How to Refresh a 1920s Home, While Mixing Modern and Traditional Design Styles
With our recently finished Riverwood Place project, we’re pulling traditional and modern design trends from this reveal. This is one of our favorite design aesthetics, pulling from the original character of this home while adding modern ameneties. There are also unlimited opportunities to make each space your own when leaning into this aesthetic, which we love.
Mixing Styles, Modern and Traditional Elements
With an entire main-level gut and rework we were able to reuse some of the existing architectural details of the home. We found inspiration in the current dining room hutches as well as the oversized archway’s at the entry of the home. While opening up the entrance, we added an archway to connect the dining room and kitchen to create a seamless transition between the two spaces.
We incorporated modern details into the kitchen that paired nicely with the traditional feel of the home. A neutral palette throughout with off-white cabinetry and a rich accented island. We selected the Sage Scarlett Pendant with brass details to tie in with the aged brass hardware on the cabinets.
The new bar cabinet, custom-made in our cabinet shop, is the perfect example of a new piece that mixes design styles well; from the shiny cabinet latches, grid glass cabinet doors, corbels, and a beadboard backsplash. Yes, the beadboard is back!
The kitchen custom cabinets from our cabinet shop are painted in Sherwin Williams Limewash. We finished the look with a Sherwin Williams Urbane Bronze island, original refinished red oak wood floors, and stunning HanStone quartz countertops, from their new launch – Opimo.
Lean into a Neutral Color Palette with Wood Elements
The show stopper of a pantry is here to stay. With bypass doors and flush inset hardware, this piece will stand the test of time for any family. Not only is it beautiful but it is also more functional than your average pantry incorporating bypass doors and drawers for easy accessibility, our design team and cabinet shop really nailed the mix of modern and traditional on this.
Mudroom and Powder Room Addition
The back-of-house entry access to a new mudroom and powder bath is separated from the kitchen for privacy. The Benjamin Moore Heather Grey mudroom cabinets with floral cutouts, mixed with faux brick tile, wood accents, and traditional wallpaper with matching trim create for a neutral palette with a whole lot of traditional interest.
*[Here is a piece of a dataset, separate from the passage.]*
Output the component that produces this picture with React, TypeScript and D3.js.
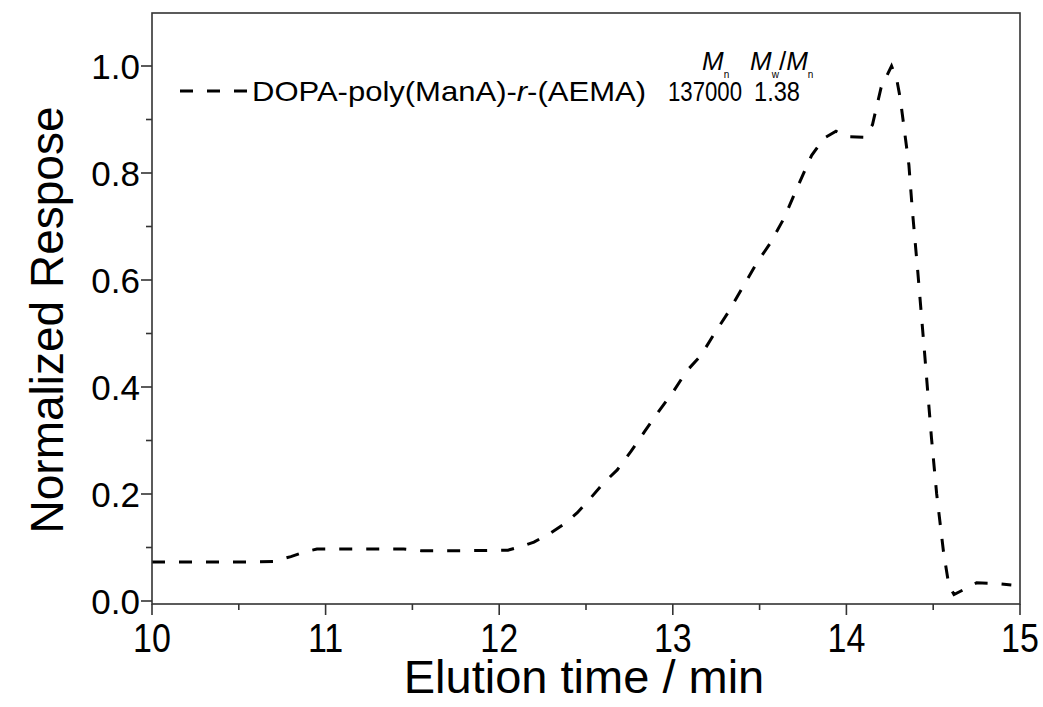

It really is all about the details.
The powder room features our favorite throwback paper from William Morris, Pimpernel. Read our recent post on adding color to your home, by adding color to architectural details, such as the baseboard and crown details in the powder room here.
Live in the Details™ – A Primary Suite Must Have
The details in this space were well thought out by our design and cabinet team. At Jkath we specialize in custom cabinetry and are always looking for new ways to incorporate interesting details into every primary bathroom vanity. Check out our vanity collection here, available nationwide. The mosaic marble floor adds interest while the white oak vanity has clean lines and ball cabinet knobs to match the detail on the Islip Sconces. The arched mirrors paired with the cross-handle faucets create the perfect balance of modern traditional.
UpCyclyed Materials, in a Historic Home
Designing around existing features gives a new life span and creates less waste. Installing a custom wood radiator cover is a great way to reuse the existing radiator and also adds functional countertop space. Original floor and wall tiles were reused, and with much debate on how to incorporate them, we’re thrilled with the final decision to honor their heritage.